• WHAT THIS TASK INVOLVES:
Collect all the lines that mention the word "with".

▬▬▬

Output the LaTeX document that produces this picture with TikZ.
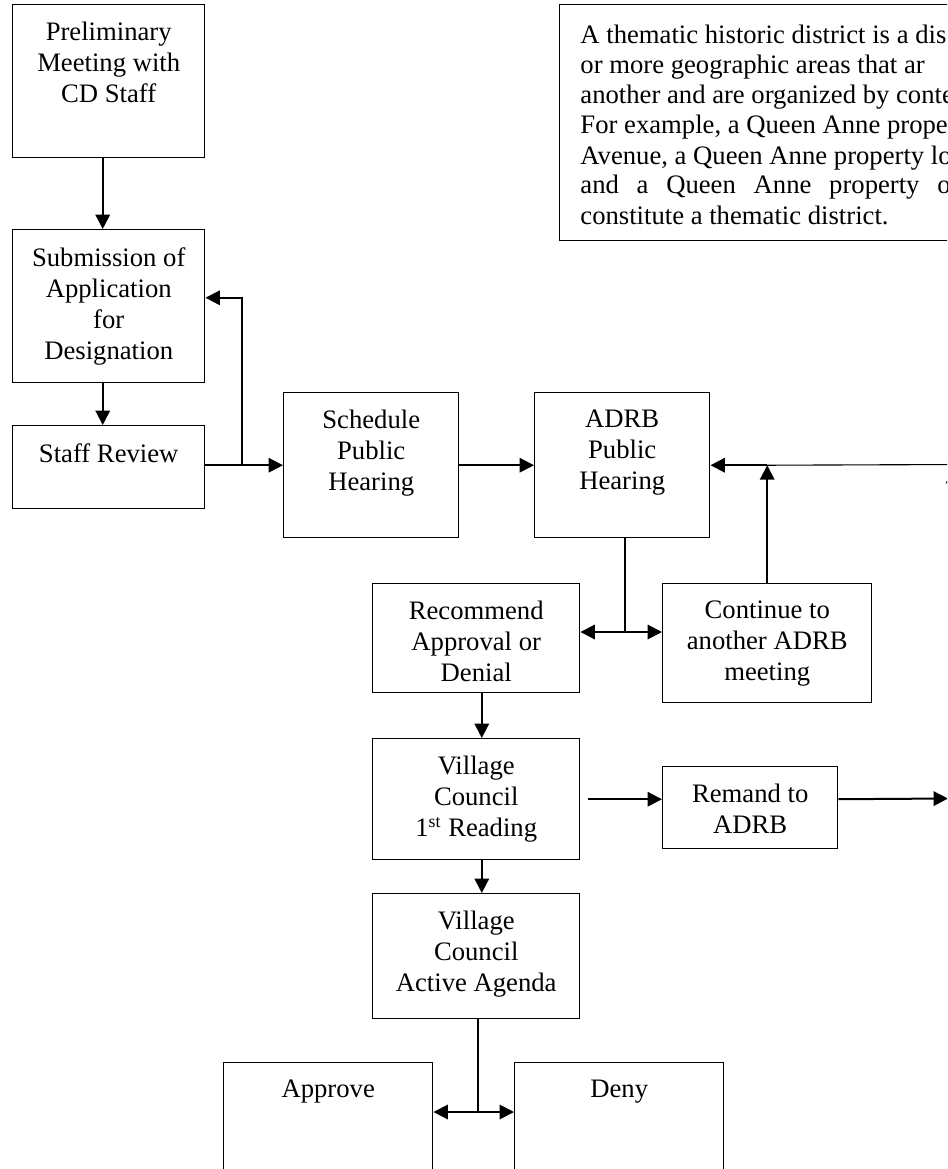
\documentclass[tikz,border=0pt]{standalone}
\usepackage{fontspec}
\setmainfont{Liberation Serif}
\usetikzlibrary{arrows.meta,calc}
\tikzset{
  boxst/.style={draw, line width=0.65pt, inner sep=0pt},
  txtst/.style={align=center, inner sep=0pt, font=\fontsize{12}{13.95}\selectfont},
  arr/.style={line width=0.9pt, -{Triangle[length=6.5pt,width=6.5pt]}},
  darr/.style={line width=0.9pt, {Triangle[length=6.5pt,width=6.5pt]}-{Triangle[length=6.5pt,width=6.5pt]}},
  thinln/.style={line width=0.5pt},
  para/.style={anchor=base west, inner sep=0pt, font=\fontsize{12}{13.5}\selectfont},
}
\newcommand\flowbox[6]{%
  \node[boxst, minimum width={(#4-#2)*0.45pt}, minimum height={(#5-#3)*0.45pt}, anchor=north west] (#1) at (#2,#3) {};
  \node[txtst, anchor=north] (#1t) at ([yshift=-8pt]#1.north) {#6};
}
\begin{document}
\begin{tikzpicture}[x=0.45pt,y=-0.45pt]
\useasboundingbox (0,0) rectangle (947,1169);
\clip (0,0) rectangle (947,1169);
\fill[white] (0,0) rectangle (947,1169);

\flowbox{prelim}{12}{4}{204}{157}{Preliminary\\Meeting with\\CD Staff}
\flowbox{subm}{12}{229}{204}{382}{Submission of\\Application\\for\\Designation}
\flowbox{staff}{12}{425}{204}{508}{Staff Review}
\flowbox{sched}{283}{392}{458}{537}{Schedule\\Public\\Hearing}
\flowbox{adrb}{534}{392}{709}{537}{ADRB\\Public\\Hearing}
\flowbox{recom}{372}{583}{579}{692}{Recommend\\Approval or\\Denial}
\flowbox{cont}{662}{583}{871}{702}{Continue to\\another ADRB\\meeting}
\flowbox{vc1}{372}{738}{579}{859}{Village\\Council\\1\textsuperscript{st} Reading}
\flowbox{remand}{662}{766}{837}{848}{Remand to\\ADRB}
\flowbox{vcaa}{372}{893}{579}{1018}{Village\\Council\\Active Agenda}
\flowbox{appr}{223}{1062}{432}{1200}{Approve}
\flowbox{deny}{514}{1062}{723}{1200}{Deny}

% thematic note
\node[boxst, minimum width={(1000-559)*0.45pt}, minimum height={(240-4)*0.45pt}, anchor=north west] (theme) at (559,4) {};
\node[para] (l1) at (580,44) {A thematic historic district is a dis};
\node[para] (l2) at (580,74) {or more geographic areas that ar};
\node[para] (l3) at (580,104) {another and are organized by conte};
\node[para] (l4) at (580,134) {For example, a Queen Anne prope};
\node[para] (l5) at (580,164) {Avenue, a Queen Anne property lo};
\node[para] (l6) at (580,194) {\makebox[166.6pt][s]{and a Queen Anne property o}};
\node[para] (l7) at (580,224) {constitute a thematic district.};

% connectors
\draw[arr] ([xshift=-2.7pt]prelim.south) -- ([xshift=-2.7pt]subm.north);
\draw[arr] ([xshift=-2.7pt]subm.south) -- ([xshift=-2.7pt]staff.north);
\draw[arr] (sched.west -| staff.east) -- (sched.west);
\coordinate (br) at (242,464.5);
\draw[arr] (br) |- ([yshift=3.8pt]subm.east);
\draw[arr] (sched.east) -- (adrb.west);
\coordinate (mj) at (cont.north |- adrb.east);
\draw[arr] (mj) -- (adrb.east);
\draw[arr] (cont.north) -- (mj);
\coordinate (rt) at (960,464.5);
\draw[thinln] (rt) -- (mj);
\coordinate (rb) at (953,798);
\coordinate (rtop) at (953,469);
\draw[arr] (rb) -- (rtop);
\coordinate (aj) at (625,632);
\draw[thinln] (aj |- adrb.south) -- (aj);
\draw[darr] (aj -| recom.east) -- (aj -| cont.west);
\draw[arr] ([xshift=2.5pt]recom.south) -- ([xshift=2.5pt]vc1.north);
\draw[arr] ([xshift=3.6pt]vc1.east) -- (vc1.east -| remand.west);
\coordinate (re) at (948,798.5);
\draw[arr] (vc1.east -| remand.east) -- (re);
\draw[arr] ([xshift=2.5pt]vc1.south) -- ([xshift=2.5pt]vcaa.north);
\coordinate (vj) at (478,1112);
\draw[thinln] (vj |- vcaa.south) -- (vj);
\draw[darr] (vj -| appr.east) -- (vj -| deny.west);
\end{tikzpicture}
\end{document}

▬▬▬

• THE SOLUTION:
Output the LaTeX document that produces this picture with TikZ.
\flowbox{prelim}{12}{4}{204}{157}{Preliminary\\Meeting with\\CD Staff}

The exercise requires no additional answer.